[begin Given data]

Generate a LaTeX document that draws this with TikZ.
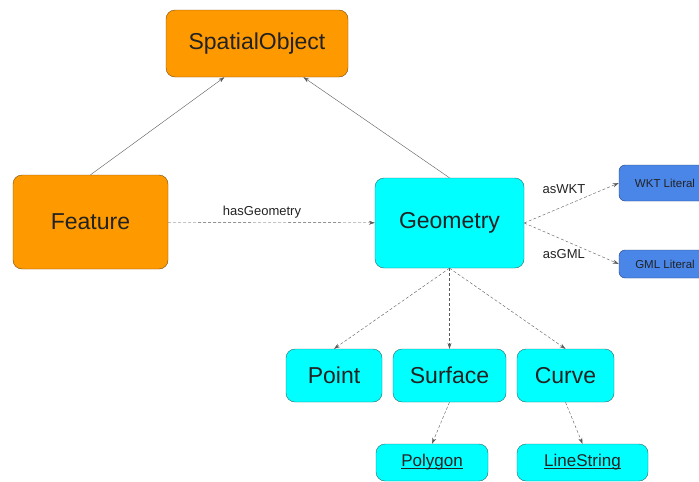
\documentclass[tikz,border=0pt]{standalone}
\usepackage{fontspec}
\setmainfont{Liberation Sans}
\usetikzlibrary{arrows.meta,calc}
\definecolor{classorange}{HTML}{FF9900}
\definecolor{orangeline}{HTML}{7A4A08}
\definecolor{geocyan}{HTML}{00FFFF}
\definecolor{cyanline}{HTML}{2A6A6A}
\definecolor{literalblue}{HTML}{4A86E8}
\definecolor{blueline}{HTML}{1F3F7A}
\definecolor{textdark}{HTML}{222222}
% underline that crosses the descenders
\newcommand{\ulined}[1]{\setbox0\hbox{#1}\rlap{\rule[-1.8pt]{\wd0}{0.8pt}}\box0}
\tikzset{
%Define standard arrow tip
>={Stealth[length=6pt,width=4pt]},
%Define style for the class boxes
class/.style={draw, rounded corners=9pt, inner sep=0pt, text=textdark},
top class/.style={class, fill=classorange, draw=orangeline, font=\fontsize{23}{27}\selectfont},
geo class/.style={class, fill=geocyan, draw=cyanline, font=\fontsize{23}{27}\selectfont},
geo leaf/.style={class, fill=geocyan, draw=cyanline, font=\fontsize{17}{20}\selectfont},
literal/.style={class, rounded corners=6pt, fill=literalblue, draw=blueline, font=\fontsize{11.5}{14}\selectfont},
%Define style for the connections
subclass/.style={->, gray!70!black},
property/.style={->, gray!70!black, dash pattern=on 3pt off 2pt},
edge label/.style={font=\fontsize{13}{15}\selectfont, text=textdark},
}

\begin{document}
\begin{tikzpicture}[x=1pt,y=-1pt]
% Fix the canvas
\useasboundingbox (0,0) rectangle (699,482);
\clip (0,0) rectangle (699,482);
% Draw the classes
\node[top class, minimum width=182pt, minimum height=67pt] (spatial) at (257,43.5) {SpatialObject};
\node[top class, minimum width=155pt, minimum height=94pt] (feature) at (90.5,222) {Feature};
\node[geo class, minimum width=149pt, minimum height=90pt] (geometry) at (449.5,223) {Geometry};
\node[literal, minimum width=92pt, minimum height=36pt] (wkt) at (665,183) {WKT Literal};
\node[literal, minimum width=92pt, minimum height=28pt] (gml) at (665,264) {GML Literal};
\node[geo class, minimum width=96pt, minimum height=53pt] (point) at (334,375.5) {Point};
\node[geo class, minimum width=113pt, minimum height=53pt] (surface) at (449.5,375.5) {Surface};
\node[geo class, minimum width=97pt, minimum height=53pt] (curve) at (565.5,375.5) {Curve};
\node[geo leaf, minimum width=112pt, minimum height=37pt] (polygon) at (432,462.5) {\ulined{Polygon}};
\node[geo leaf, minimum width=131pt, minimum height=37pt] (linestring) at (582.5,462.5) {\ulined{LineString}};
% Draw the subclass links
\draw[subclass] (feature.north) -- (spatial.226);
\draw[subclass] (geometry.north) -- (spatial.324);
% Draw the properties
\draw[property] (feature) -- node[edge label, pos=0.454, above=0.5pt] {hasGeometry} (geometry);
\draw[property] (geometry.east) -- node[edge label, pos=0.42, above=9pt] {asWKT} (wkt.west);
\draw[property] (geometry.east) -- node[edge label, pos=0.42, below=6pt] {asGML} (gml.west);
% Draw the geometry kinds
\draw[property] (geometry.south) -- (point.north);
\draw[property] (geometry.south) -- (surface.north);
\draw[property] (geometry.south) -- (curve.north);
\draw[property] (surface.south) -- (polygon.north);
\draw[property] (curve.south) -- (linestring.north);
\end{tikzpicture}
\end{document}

[end Given data]

> [Task objective]: Leave out the pictures and reproduce the rest of the listing exactly.

> [Response below]:
Generate a LaTeX document that draws this with TikZ.
\documentclass[tikz,border=0pt]{standalone}
\usepackage{fontspec}
\setmainfont{Liberation Sans}
\usetikzlibrary{arrows.meta,calc}
\definecolor{classorange}{HTML}{FF9900}
\definecolor{orangeline}{HTML}{7A4A08}
\definecolor{geocyan}{HTML}{00FFFF}
\definecolor{cyanline}{HTML}{2A6A6A}
\definecolor{literalblue}{HTML}{4A86E8}
\definecolor{blueline}{HTML}{1F3F7A}
\definecolor{textdark}{HTML}{222222}
% underline that crosses the descenders
\newcommand{\ulined}[1]{\setbox0\hbox{#1}\rlap{\rule[-1.8pt]{\wd0}{0.8pt}}\box0}
\tikzset{
%Define standard arrow tip
>={Stealth[length=6pt,width=4pt]},
%Define style for the class boxes
class/.style={draw, rounded corners=9pt, inner sep=0pt, text=textdark},
top class/.style={class, fill=classorange, draw=orangeline, font=\fontsize{23}{27}\selectfont},
geo class/.style={class, fill=geocyan, draw=cyanline, font=\fontsize{23}{27}\selectfont},
geo leaf/.style={class, fill=geocyan, draw=cyanline, font=\fontsize{17}{20}\selectfont},
literal/.style={class, rounded corners=6pt, fill=literalblue, draw=blueline, font=\fontsize{11.5}{14}\selectfont},
%Define style for the connections
subclass/.style={->, gray!70!black},
property/.style={->, gray!70!black, dash pattern=on 3pt off 2pt},
edge label/.style={font=\fontsize{13}{15}\selectfont, text=textdark},
}

\begin{document}
\begin{tikzpicture}[x=1pt,y=-1pt]
% Fix the canvas
\useasboundingbox (0,0) rectangle (699,482);
\clip (0,0) rectangle (699,482);
% Draw the classes
\node[top class, minimum width=182pt, minimum height=67pt] (spatial) at (257,43.5) {SpatialObject};
\node[top class, minimum width=155pt, minimum height=94pt] (feature) at (90.5,222) {Feature};
\node[geo class, minimum width=149pt, minimum height=90pt] (geometry) at (449.5,223) {Geometry};
\node[literal, minimum width=92pt, minimum height=36pt] (wkt) at (665,183) {WKT Literal};
\node[literal, minimum width=92pt, minimum height=28pt] (gml) at (665,264) {GML Literal};
\node[geo class, minimum width=96pt, minimum height=53pt] (point) at (334,375.5) {Point};
\node[geo class, minimum width=113pt, minimum height=53pt] (surface) at (449.5,375.5) {Surface};
\node[geo class, minimum width=97pt, minimum height=53pt] (curve) at (565.5,375.5) {Curve};
\node[geo leaf, minimum width=112pt, minimum height=37pt] (polygon) at (432,462.5) {\ulined{Polygon}};
\node[geo leaf, minimum width=131pt, minimum height=37pt] (linestring) at (582.5,462.5) {\ulined{LineString}};
% Draw the subclass links
\draw[subclass] (feature.north) -- (spatial.226);
\draw[subclass] (geometry.north) -- (spatial.324);
% Draw the properties
\draw[property] (feature) -- node[edge label, pos=0.454, above=0.5pt] {hasGeometry} (geometry);
\draw[property] (geometry.east) -- node[edge label, pos=0.42, above=9pt] {asWKT} (wkt.west);
\draw[property] (geometry.east) -- node[edge label, pos=0.42, below=6pt] {asGML} (gml.west);
% Draw the geometry kinds
\draw[property] (geometry.south) -- (point.north);
\draw[property] (geometry.south) -- (surface.north);
\draw[property] (geometry.south) -- (curve.north);
\draw[property] (surface.south) -- (polygon.north);
\draw[property] (curve.south) -- (linestring.north);
\end{tikzpicture}
\end{document}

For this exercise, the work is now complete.